-- DATA SEGMENT start --

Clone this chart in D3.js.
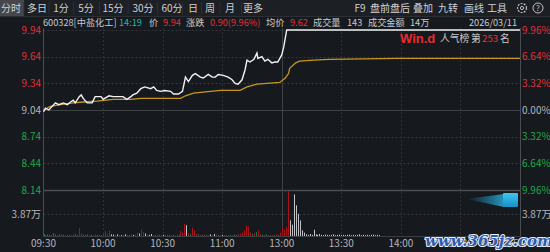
<!DOCTYPE html>
<html><head><meta charset="utf-8">
<script src="https://cdn.jsdelivr.net/npm/d3@7/dist/d3.min.js"></script>
<style>
html,body{margin:0;padding:0;background:#16191e;}
svg{display:block;font-family:"Noto Sans CJK SC","Noto Sans",sans-serif;}
</style></head>
<body>
<svg id="c" width="550" height="252"></svg>
<script>
// ---- data ----
const prevClose = 9.04;
const priceTicks = [9.94, 9.64, 9.34, 9.04, 8.74, 8.44, 8.14];
const pctLabels = ["9.96%", "6.64%", "3.32%", "0.00%", "3.32%", "6.64%", "9.96%"];
const volTickValue = 3.87;
const volTickLabel = "3.87万";
const timeLabels = ["09:30", "10:00", "10:30", "11:00", "13:00", "13:30", "14:00", "14:30", "15:00"];
const timeTickMinutes = [0, 30, 60, 90, 120, 150, 180, 210, 240];

const priceMinutes = [0,1,2.7,6,7.7,10,12,13.6,15,16,18,19,20,22,24.5,26,29,30,33,35,38,40,42,44,45,47,49,51,54,55.5,57,59,61,64,65.5,68,70,71.5,73,75,76.5,79,80.5,83,85,86.5,88,90.5,93,95,96.5,98,100,101.5,102.5,104,106,107.5,108,110,111.5,113,115,116.5,118,120,121,122.5,123,240];
const prices = [9.02,9.06,9.04,9.12,9.10,9.12,9.10,9.13,9.15,9.12,9.19,9.21,9.17,9.12,9.12,9.19,9.19,9.16,9.20,9.19,9.19,9.19,9.16,9.19,9.21,9.23,9.28,9.30,9.28,9.30,9.26,9.25,9.26,9.25,9.22,9.22,9.25,9.41,9.36,9.43,9.45,9.41,9.40,9.44,9.41,9.41,9.44,9.43,9.41,9.38,9.34,9.33,9.38,9.49,9.60,9.58,9.61,9.68,9.62,9.64,9.59,9.61,9.57,9.58,9.58,9.66,9.75,9.94,9.94,9.94];

const avgMinutes = [0,3.5,8.5,15,20,27,35,44,49,69,71.5,75.5,89,99,102.5,107.5,119,121.8,123.4,124,127,129,136,144,178,190,240];
const avgPrices = [9.04,9.08,9.10,9.12,9.13,9.14,9.16,9.16,9.17,9.17,9.20,9.23,9.26,9.26,9.30,9.33,9.35,9.40,9.45,9.51,9.57,9.59,9.60,9.61,9.62,9.62,9.62];

// volume per minute (万), direction: 1 up, -1 down, 0 flat
const volumes = [0.35,0.2,0.3,0.25,0.2,0.5,0.3,0.2,0.3,0.35,0.25,0.15,0.2,0.2,0.15,0.3,0.35,0.2,1.4,0.5,
0.25,0.2,0.3,0.15,0.25,0.15,0.3,0.2,0.2,0.15,0.35,0.9,0.4,1.0,0.3,0.25,0.2,0.3,0.2,0.15,
0.25,0.3,0.2,0.2,0.3,0.2,0.25,0.6,0.45,1.15,0.7,0.45,0.3,0.2,0.35,0.2,0.15,0.25,0.2,0.15,
0.2,0.25,0.15,0.2,0.15,0.2,0.15,0.3,0.2,0.9,0.6,2.15,1.9,0.5,0.3,1.45,1.0,0.4,0.25,0.2,
0.2,0.3,0.2,0.15,0.3,0.2,0.35,0.25,0.2,0.15,0.2,0.15,0.2,0.15,0.2,0.15,0.25,0.2,0.3,0.4,
0.6,1.0,1.85,1.7,0.6,0.35,0.5,0.7,1.0,0.3,0.25,0.2,0.3,0.2,0.15,0.2,0.15,0.3,0.2,0.6,
1.45,1.1,1.6,7.9,2.75,2.0,7.3,5.4,3.9,2.75,1.0,0.6,0.3,0.2,0.35,0.2,1.1,0.3,0.2,0.35,
0.2,0.15,0.25,0.2,0.15,0.2,0.3,0.15,0.2,0.25,0.15,0.2,0.15,0.2,0.25,0.15,0.2,0.15,0.2,0.3,
0.15,0.2,0.15,0.2,0.15,0.2,0.25,0.15,0.2,0.15];
const volDirs = [-1,1,-1,-1,1,-1,-1,1,-1,1,-1,1,1,-1,1,1,-1,-1,1,1,
-1,-1,-1,1,-1,1,1,-1,1,-1,1,1,1,1,0,0,1,0,1,0,
1,0,1,-1,1,0,1,1,0,1,1,0,1,0,0,1,-1,1,-1,1,
0,1,-1,-1,1,-1,1,1,-1,1,1,1,0,1,-1,1,1,1,-1,1,
-1,1,-1,1,0,1,0,1,-1,1,0,-1,1,-1,-1,1,-1,-1,1,1,
1,1,1,1,1,-1,1,-1,1,1,-1,1,-1,1,-1,1,-1,1,-1,1,
1,1,1,1,0,0,0,0,0,0,0,0,0,0,0,0,0,0,0,0,
0,0,0,0,0,0,0,0,0,0,0,0,0,0,0,0,0,0,0,0,
0,0,0,0,0,0,0,0,0,0];

const toolbarLeft = ["分时","多日","1分","5分","15分","30分","60分","日","周","月","更多"];
const toolbarRight = ["F9","盘前盘后","叠加","九转","画线","工具"];

// ---- drawing ----
const svg = d3.select("#c");
const RED = "#e0323a", GREEN = "#1fa84a", GRAY = "#b4b6ba";
const x = d3.scaleLinear().domain([0, 240]).range([43.5, 520]);
const y = d3.scaleLinear().domain([8.14, 9.94]).range([190, 30]);
const yv = d3.scaleLinear().domain([0, volTickValue]).range([236, 214]);

svg.append("rect").attr("width", 550).attr("height", 252).attr("fill", "#16191e");
// toolbar
svg.append("rect").attr("width", 550).attr("height", 16).attr("fill", "#1c1f24");
svg.append("line").attr("x1",0).attr("x2",550).attr("y1",16.5).attr("y2",16.5).attr("stroke","#2b2e33");
const tlX = [11,37,61,86,113,143,172,193,210,230,253];
svg.append("rect").attr("x",0).attr("y",0).attr("width",24).attr("height",16).attr("fill","#44474c");
toolbarLeft.forEach((t,i)=>{
  svg.append("text").attr("x",tlX[i]).attr("y",12).attr("text-anchor","middle")
    .attr("font-size",10).attr("fill","#cfd1d4").text(t);
  if(i>0) svg.append("line").attr("x1",tlX[i]-(tlX[i]-tlX[i-1])/2).attr("x2",tlX[i]-(tlX[i]-tlX[i-1])/2)
    .attr("y1",2).attr("y2",14).attr("stroke","#2c2f34");
});
const trX = [360,390,423,448,474,497];
toolbarRight.forEach((t,i)=>{
  svg.append("text").attr("x",trX[i]).attr("y",12).attr("text-anchor","middle")
    .attr("font-size",10).attr("fill","#cfd1d4").text(t);
});
svg.append("circle").attr("cx",522).attr("cy",8).attr("r",4.5).attr("fill","none").attr("stroke","#bfc1c4").attr("stroke-width",1.2).attr("stroke-dasharray","2 1.2");
svg.append("circle").attr("cx",522).attr("cy",8).attr("r",1.6).attr("fill","none").attr("stroke","#bfc1c4");
svg.append("circle").attr("cx",538).attr("cy",8).attr("r",5).attr("fill","none").attr("stroke","#bfc1c4");
svg.append("text").attr("x",538).attr("y",11).attr("text-anchor","middle").attr("font-size",8).attr("fill","#bfc1c4").text("?");

// info row
const info = [
  [43,"600328[中盐化工]","#c8cacd"],[119,"14:19","#1fb8b3"],[149,"价","#c8cacd"],[163,"9.94",RED],
  [186,"涨跌","#c8cacd"],[210,"0.90(9.96%)",RED],[266,"均价","#c8cacd"],[290,"9.62",RED],
  [313,"成交量","#c8cacd"],[347,"143","#c8cacd"],[368,"成交金额","#c8cacd"],[410,"14万","#c8cacd"],
  [469,"2026/03/11","#c8cacd"]];
info.forEach(d=>svg.append("text").attr("x",d[0]).attr("y",25.5).attr("font-size",9.2).attr("fill",d[2]).text(d[1]));

// grid
const grid = svg.append("g");
priceTicks.forEach(p=>{
  const solid = (p===prevClose || p===8.14);
  grid.append("line").attr("x1",43.5).attr("x2",520).attr("y1",Math.round(y(p))+0.5).attr("y2",Math.round(y(p))+0.5)
    .attr("stroke", p===8.14 ? "#4a4d52" : (solid ? "#3e4146" : "#33363b"))
    .attr("stroke-width", p===8.14 ? 1.6 : 1)
    .attr("stroke-dasharray", solid ? null : "2 2");
});
grid.append("line").attr("x1",43.5).attr("x2",520).attr("y1",Math.round(yv(volTickValue))+0.5).attr("y2",Math.round(yv(volTickValue))+0.5)
  .attr("stroke","#33363b").attr("stroke-dasharray","2 2");
timeTickMinutes.forEach(m=>{
  if(m===0||m===240) return;
  grid.append("line").attr("x1",Math.round(x(m))+0.5).attr("x2",Math.round(x(m))+0.5).attr("y1",28).attr("y2",236)
    .attr("stroke", m===120 ? "#3e4146" : "#2e3136").attr("stroke-dasharray", m===120 ? null : "2 2");
});
grid.append("line").attr("x1",43.5).attr("x2",43.5).attr("y1",28).attr("y2",237).attr("stroke","#4a4d52");
grid.append("line").attr("x1",520.5).attr("x2",520.5).attr("y1",28).attr("y2",237).attr("stroke","#4a4d52");
grid.append("line").attr("x1",43.5).attr("x2",520.5).attr("y1",236.5).attr("y2",236.5).attr("stroke","#3a3d42");

// axis labels
priceTicks.forEach((p,i)=>{
  const col = p>prevClose ? RED : (p<prevClose ? GREEN : GRAY);
  svg.append("text").attr("x",41).attr("y",y(p)+3.5).attr("text-anchor","end").attr("font-size",10).attr("fill",col).text(p.toFixed(2));
  svg.append("text").attr("x",522).attr("y",y(p)+3.5).attr("font-size",10).attr("fill",col).text(pctLabels[i]);
});
svg.append("text").attr("x",41).attr("y",yv(volTickValue)+3.5).attr("text-anchor","end").attr("font-size",10).attr("fill",GRAY).text(volTickLabel);
svg.append("text").attr("x",522).attr("y",yv(volTickValue)+3.5).attr("font-size",10).attr("fill",GRAY).text(volTickLabel);
timeLabels.forEach((t,i)=>{
  svg.append("text").attr("x",x(timeTickMinutes[i])).attr("y",246.5).attr("text-anchor","middle").attr("font-size",10).attr("fill",GRAY).text(t);
});

// volume bars
const volCol = d => d===1 ? "#a8121a" : (d===-1 ? "#147d35" : "#c0c2c5");
svg.append("g").selectAll("rect").data(volumes).join("rect")
  .attr("x",(v,i)=>Math.round(x(i))).attr("width",1)
  .attr("y",v=>yv(v)).attr("height",v=>236-yv(v))
  .attr("fill",(v,i)=>volCol(volDirs[i]));

// lines
const priceData = priceMinutes.map((m,i)=>[m,prices[i]]);
const avgData = avgMinutes.map((m,i)=>[m,avgPrices[i]]);
const line = d3.line().x(d=>x(d[0])).y(d=>y(d[1]));
svg.append("path").attr("d",line(avgData)).attr("fill","none").attr("stroke","#c8961f").attr("stroke-width",1.3);
svg.append("path").attr("d",line(priceData)).attr("fill","none").attr("stroke","#f2f2f2").attr("stroke-width",1.4);

// Wind popularity label
svg.append("text").attr("x",400).attr("y",43).attr("font-size",13).attr("font-weight","bold").attr("fill","#ea2a2f")
  .attr("font-family","Liberation Sans, Arial, sans-serif").text("Win.d");
svg.append("text").attr("x",440).attr("y",42).attr("font-size",9.8).attr("fill","#c8cacd").text("人气榜");
svg.append("text").attr("x",471).attr("y",42).attr("font-size",9.8).attr("fill","#c8cacd").text("第");
svg.append("text").attr("x",482).attr("y",42).attr("font-size",9.8).attr("fill",RED).text("253");
svg.append("text").attr("x",500).attr("y",42).attr("font-size",9.8).attr("fill","#c8cacd").text("名");

// blue icon with glow streak
const defs = svg.append("defs");
const g1 = defs.append("linearGradient").attr("id","streak").attr("x1","0").attr("x2","1");
g1.append("stop").attr("offset","0").attr("stop-color","#1fa6d8").attr("stop-opacity",0);
g1.append("stop").attr("offset","1").attr("stop-color","#2ab6e6").attr("stop-opacity",0.8);
svg.append("path").attr("d","M466,199 L504,194 L504,207 Z").attr("fill","url(#streak)");
const g2 = defs.append("linearGradient").attr("id","sq").attr("x1","0").attr("y1","0").attr("x2","0").attr("y2","1");
g2.append("stop").attr("offset","0").attr("stop-color","#3cc8f0");
g2.append("stop").attr("offset","1").attr("stop-color","#1790c8");
svg.append("rect").attr("x",503).attr("y",193).attr("width",15).attr("height",14).attr("rx",1).attr("fill","url(#sq)");

// watermark
svg.append("text").attr("x",425).attr("y",246).attr("font-size",15)
  .attr("font-weight","bold").attr("font-style","italic").attr("font-family","DejaVu Serif, serif")
  .attr("fill","#2d5cae").attr("stroke","#e8eef8").attr("stroke-width",2).attr("paint-order","stroke")
  .text("www.365jz.com");
</script>
</body></html>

-- DATA SEGMENT end --

• _REQUIREMENTS_:
The lines from the top of the data above through the one holding "180, 210, 240];" are to be repeated exactly, and only those, with no pictures.

• _EXERCISE ANSWER_:
Clone this chart in D3.js.
<!DOCTYPE html>
<html><head><meta charset="utf-8">
<script src="https://cdn.jsdelivr.net/npm/d3@7/dist/d3.min.js"></script>
<style>
html,body{margin:0;padding:0;background:#16191e;}
svg{display:block;font-family:"Noto Sans CJK SC","Noto Sans",sans-serif;}
</style></head>
<body>
<svg id="c" width="550" height="252"></svg>
<script>
// ---- data ----
const prevClose = 9.04;
const priceTicks = [9.94, 9.64, 9.34, 9.04, 8.74, 8.44, 8.14];
const pctLabels = ["9.96%", "6.64%", "3.32%", "0.00%", "3.32%", "6.64%", "9.96%"];
const volTickValue = 3.87;
const volTickLabel = "3.87万";
const timeLabels = ["09:30", "10:00", "10:30", "11:00", "13:00", "13:30", "14:00", "14:30", "15:00"];
const timeTickMinutes = [0, 30, 60, 90, 120, 150, 180, 210, 240];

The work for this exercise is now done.